O que mais preocupa os jovens juízes ainda em formação?
O juízes, quando iniciam a carreira, já têm uma forte base teórica, porque acabaram de passar por um concurso dificílimo, que constitui uma verdadeira peneira. O grau de dificuldade para passar em um concurso para juiz é elevado. Por isso, o jovem magistrado se preocupa mais com as dificuldades e os desafios práticos do exercício da função jurisdicional. E é isso que a Escola busca trazer para eles.

O Rio de Janeiro é o estado com mais incidência de problemas criminais? É justa esta avaliação quando se fala do nosso estado?

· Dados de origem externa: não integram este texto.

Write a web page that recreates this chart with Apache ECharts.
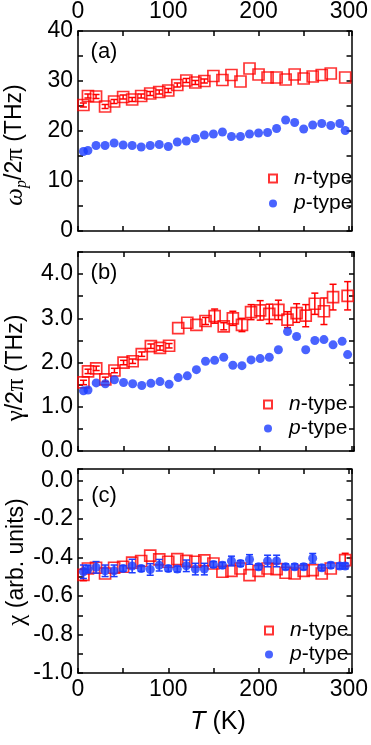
<!DOCTYPE html>
<html>
<head>
<meta charset="utf-8">
<script src="https://cdn.jsdelivr.net/npm/echarts@6/dist/echarts.min.js"></script>
<style>
  html, body { margin: 0; padding: 0; background: #fff; }
  #chart { width: 371px; height: 745px; }
</style>
</head>
<body>
<div id="chart"></div>
<script>
// temperatures (K)
const tempN = [6, 11, 20, 30, 40, 50, 60, 70, 80, 90, 100, 110, 120, 130, 140, 150, 160, 170, 180, 190, 200, 210, 220, 230, 240, 250, 260, 270, 280, 296];
const tempP = [6, 11, 20, 30, 40, 50, 60, 70, 80, 90, 100, 110, 120, 130, 140, 150, 160, 170, 180, 190, 200, 210, 220, 230, 240, 250, 260, 270, 280, 290, 296];

// (a) plasma frequency wp/2pi (THz)
const omegaN    = [25.2, 27.0, 26.9, 24.9, 25.9, 26.8, 26.3, 27.0, 27.5, 27.8, 28.1, 29.2, 30.1, 29.7, 30.0, 31.0, 30.2, 31.2, 29.9, 32.5, 31.3, 30.7, 30.7, 30.3, 31.3, 30.5, 30.9, 31.2, 31.5, 30.7];
const omegaNErr = [0.4, 0.4, 0.4, 0.4, 0.4, 0.4, 0.4, 0.4, 0.4, 0.4, 0.4, 0.4, 0.4, 0.4, 0.4, 0, 0, 0, 0, 0, 0, 0, 0, 0, 0, 0, 0, 0, 0, 0];
const omegaP    = [15.9, 16.1, 17.1, 17.1, 17.6, 17.2, 17.1, 16.8, 17.1, 17.3, 16.9, 17.8, 18.0, 18.5, 19.2, 19.4, 19.8, 18.9, 18.9, 19.4, 19.6, 19.7, 20.5, 22.2, 21.7, 20.4, 21.2, 21.5, 21.1, 21.5, 20.1];

// (b) scattering rate gamma/2pi (THz)
const gammaN    = [1.55, 1.80, 1.87, 1.62, 1.82, 2.00, 2.03, 2.19, 2.37, 2.33, 2.38, 2.78, 2.90, 2.85, 2.94, 3.05, 2.82, 3.00, 2.85, 3.14, 3.18, 3.10, 3.19, 2.97, 3.12, 3.06, 3.33, 3.16, 3.48, 3.51];
const gammaNErr = [0.05, 0.05, 0.05, 0.05, 0.05, 0.05, 0.05, 0.05, 0.05, 0.05, 0.05, 0, 0, 0, 0.08, 0.16, 0.08, 0.16, 0.15, 0.17, 0.22, 0.22, 0.22, 0.18, 0.21, 0.25, 0.24, 0.30, 0.29, 0.32];
const gammaP    = [1.36, 1.38, 1.54, 1.52, 1.61, 1.55, 1.52, 1.48, 1.53, 1.57, 1.51, 1.66, 1.70, 1.84, 2.03, 2.05, 2.12, 1.94, 1.93, 2.06, 2.09, 2.12, 2.29, 2.70, 2.59, 2.29, 2.50, 2.52, 2.40, 2.48, 2.18];

// (c) chi (arb. units)
const chiN    = [-0.490, -0.457, -0.453, -0.483, -0.453, -0.448, -0.427, -0.418, -0.390, -0.410, -0.422, -0.408, -0.417, -0.422, -0.415, -0.431, -0.474, -0.469, -0.457, -0.491, -0.469, -0.457, -0.460, -0.479, -0.483, -0.469, -0.465, -0.483, -0.457, -0.413];
const chiNErr = [0.03, 0, 0, 0, 0, 0, 0, 0, 0, 0, 0, 0, 0, 0, 0, 0, 0, 0, 0, 0, 0, 0, 0, 0, 0, 0, 0, 0, 0, 0.035];
const chiP    = [-0.474, -0.460, -0.451, -0.469, -0.469, -0.457, -0.444, -0.457, -0.462, -0.440, -0.457, -0.460, -0.443, -0.460, -0.460, -0.436, -0.440, -0.418, -0.431, -0.410, -0.448, -0.418, -0.418, -0.448, -0.448, -0.448, -0.404, -0.453, -0.440, -0.444, -0.444];
const chiPErr = [0.035, 0.02, 0.03, 0.03, 0.03, 0.015, 0.035, 0.015, 0.03, 0.03, 0.015, 0.015, 0.03, 0.03, 0.03, 0.015, 0.015, 0.025, 0.015, 0.025, 0.015, 0.03, 0.03, 0.015, 0.015, 0.015, 0.025, 0.015, 0.015, 0.015, 0.015];

const RED = '#ff0000';
const BLUE = '#1c3cff';
const FONT = 'Liberation Sans, Arial, sans-serif';
const SERIF = 'Liberation Serif, DejaVu Serif, serif';
const AX = { color: '#000', width: 1.5 };
const TICK_FS = 23;

const chart = echarts.init(document.getElementById('chart'), null, { renderer: 'canvas' });

const pairs = (xs, ys) => xs.map((x, i) => [x, ys[i]]);
const errs = (xs, ys, es) => xs.map((x, i) => [x, ys[i] - es[i], ys[i] + es[i]]).filter((d, i) => es[i] > 0);

function xAxis(grid, pos, labels) {
  return {
    type: 'value', gridIndex: grid, position: pos, min: 0, max: 303, interval: 50,
    axisLine: { show: true, onZero: false, lineStyle: AX },
    axisTick: { show: true, inside: true, length: 5, lineStyle: AX },
    splitLine: { show: false },
    axisLabel: {
      show: labels, margin: pos === 'top' ? 8 : 5, fontSize: TICK_FS, color: '#000', fontFamily: FONT,
      formatter: v => (Math.abs(v % 100) < 1e-6 ? String(v) : '')
    }
  };
}

function yAxis(grid, pos, min, max, step, major, digits, labels) {
  return {
    type: 'value', gridIndex: grid, position: pos, min: min, max: max, interval: step,
    axisLine: { show: true, onZero: false, lineStyle: AX },
    axisTick: { show: true, inside: true, length: 5, lineStyle: AX },
    splitLine: { show: false },
    axisLabel: {
      show: labels, margin: 5, fontSize: TICK_FS, color: '#000', fontFamily: FONT,
      formatter: v => {
        const k = v / major;
        return Math.abs(k - Math.round(k)) < 1e-6 ? v.toFixed(digits) : '';
      }
    }
  };
}

function errSeries(grid, data, color) {
  return {
    type: 'custom', name: 'err', xAxisIndex: grid, yAxisIndex: grid, z: 4,
    encode: { x: 0, y: [1, 2] },
    data: data,
    renderItem: (params, api) => {
      const top = api.coord([api.value(0), api.value(2)]);
      const bot = api.coord([api.value(0), api.value(1)]);
      const w = 3.5;
      const st = { stroke: color, lineWidth: 1.5 };
      return {
        type: 'group', children: [
          { type: 'line', shape: { x1: top[0], y1: top[1], x2: bot[0], y2: bot[1] }, style: st },
          { type: 'line', shape: { x1: top[0] - w, y1: top[1], x2: top[0] + w, y2: top[1] }, style: st },
          { type: 'line', shape: { x1: bot[0] - w, y1: bot[1], x2: bot[0] + w, y2: bot[1] }, style: st }
        ]
      };
    }
  };
}

function nSeries(grid, ys) {
  return {
    type: 'scatter', name: 'n-type', xAxisIndex: grid, yAxisIndex: grid, z: 3,
    symbol: 'rect', symbolSize: 11,
    itemStyle: { color: 'rgba(255,255,255,0)', borderColor: RED, borderWidth: 1.7 },
    data: pairs(tempN, ys)
  };
}

function pSeries(grid, ys) {
  return {
    type: 'scatter', name: 'p-type', xAxisIndex: grid, yAxisIndex: grid, z: 5,
    symbol: 'circle', symbolSize: 9,
    itemStyle: { color: BLUE },
    data: pairs(tempP, ys)
  };
}

function legend(left, top, gap) {
  return {
    orient: 'vertical', left: left, top: top, itemGap: gap, itemWidth: 8, itemHeight: 8,
    data: ['n-type', 'p-type'], selectedMode: false,
    formatter: name => '{g|}{i|' + name[0] + '}{t|-type}',
    textStyle: {
      color: '#000', fontSize: 21, fontFamily: FONT,
      rich: {
        g: { width: 12 },
        i: { fontStyle: 'italic', fontSize: 21, fontFamily: FONT, color: '#000' },
        t: { fontSize: 21, fontFamily: FONT, color: '#000' }
      }
    }
  };
}

const titleRich = {
  g: { fontFamily: SERIF, fontSize: 25, fill: '#000', lineHeight: 30, verticalAlign: 'middle' },
  gi: { fontFamily: SERIF, fontStyle: 'italic', fontSize: 25, fill: '#000', lineHeight: 30, verticalAlign: 'middle' },
  s: { fontFamily: SERIF, fontStyle: 'italic', fontSize: 16, fill: '#000', lineHeight: 16, verticalAlign: 'bottom' },
  n: { fontFamily: FONT, fontSize: 23, fill: '#000', lineHeight: 30, verticalAlign: 'middle' },
  i: { fontFamily: FONT, fontStyle: 'italic', fontSize: 25, fill: '#000', lineHeight: 30, verticalAlign: 'middle' },
  k: { fontFamily: FONT, fontSize: 25, fill: '#000', lineHeight: 30, verticalAlign: 'middle' }
};

function label(x, y, text) {
  return { type: 'text', x: x, y: y, style: { text: text, fill: '#000', fontSize: 22, fontFamily: FONT, align: 'center', verticalAlign: 'middle' } };
}
function vtitle(x, y, text) {
  return { type: 'text', x: x, y: y, rotation: Math.PI / 2, style: { text: text, rich: titleRich, align: 'center', verticalAlign: 'middle' } };
}

const option = {
  animation: false,
  backgroundColor: '#fff',
  grid: [
    { left: 78, right: 17, top: 30, height: 201 },
    { left: 78, right: 17, top: 252, height: 199 },
    { left: 78, right: 17, top: 469, height: 204 }
  ],
  xAxis: [
    xAxis(0, 'bottom', false), xAxis(1, 'bottom', false), xAxis(2, 'bottom', true),
    xAxis(0, 'top', true), xAxis(1, 'top', false), xAxis(2, 'top', false)
  ],
  yAxis: [
    yAxis(0, 'left', 0, 40, 5, 10, 0, true),
    yAxis(1, 'left', 0, 4.5, 0.5, 1, 1, true),
    yAxis(2, 'left', -1.0, 0.06, 0.1, 0.2, 1, true),
    yAxis(0, 'right', 0, 40, 5, 10, 0, false),
    yAxis(1, 'right', 0, 4.5, 0.5, 1, 1, false),
    yAxis(2, 'right', -1.0, 0.06, 0.1, 0.2, 1, false)
  ],
  legend: [legend(263, 163, 4), legend(258, 389, 3), legend(259, 615, 3)],
  series: [
    nSeries(0, omegaN), errSeries(0, errs(tempN, omegaN, omegaNErr), RED), pSeries(0, omegaP),
    nSeries(1, gammaN), errSeries(1, errs(tempN, gammaN, gammaNErr), RED), pSeries(1, gammaP),
    nSeries(2, chiN), errSeries(2, errs(tempN, chiN, chiNErr), RED),
    pSeries(2, chiP), Object.assign(errSeries(2, errs(tempP, chiP, chiPErr), BLUE), { z: 6 })
  ],
  graphic: [
    label(104, 52, '(a)'),
    label(104, 273, '(b)'),
    label(104, 496, '(c)'),
    vtitle(15, 145, '{gi|ω}{s|p}{n|/2}{g|π}{n| (THz)}'),
    vtitle(16, 368, '{g|γ}{n|/2}{g|π}{n| (THz)}'),
    vtitle(17, 562, '{g|χ}{n| (arb. units)}'),
    { type: 'text', x: 218, y: 722, style: { text: '{i|T}{k| (K)}', rich: titleRich, align: 'center', verticalAlign: 'middle' } }
  ]
};

chart.setOption(option);
</script>
</body>
</html>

O Rio é um estado com muitos problemas sociais. Elevada concentração urbana, acentuada desigualdade social, ausência ou deficiência de serviços públicos, dificuldades econômicas, tudo isso tem contribuído para o estado de coisas em que, infelizmente, se encontra o Rio. Um estado em que vários dos seus governantes foram presos e responderam e ainda respondem a processos criminais não poderia estar muito melhor. Só com políticas públicas sérias, de médio e longo prazos, que não visem apenas as próximas eleições, é possível melhorar a situação do Rio.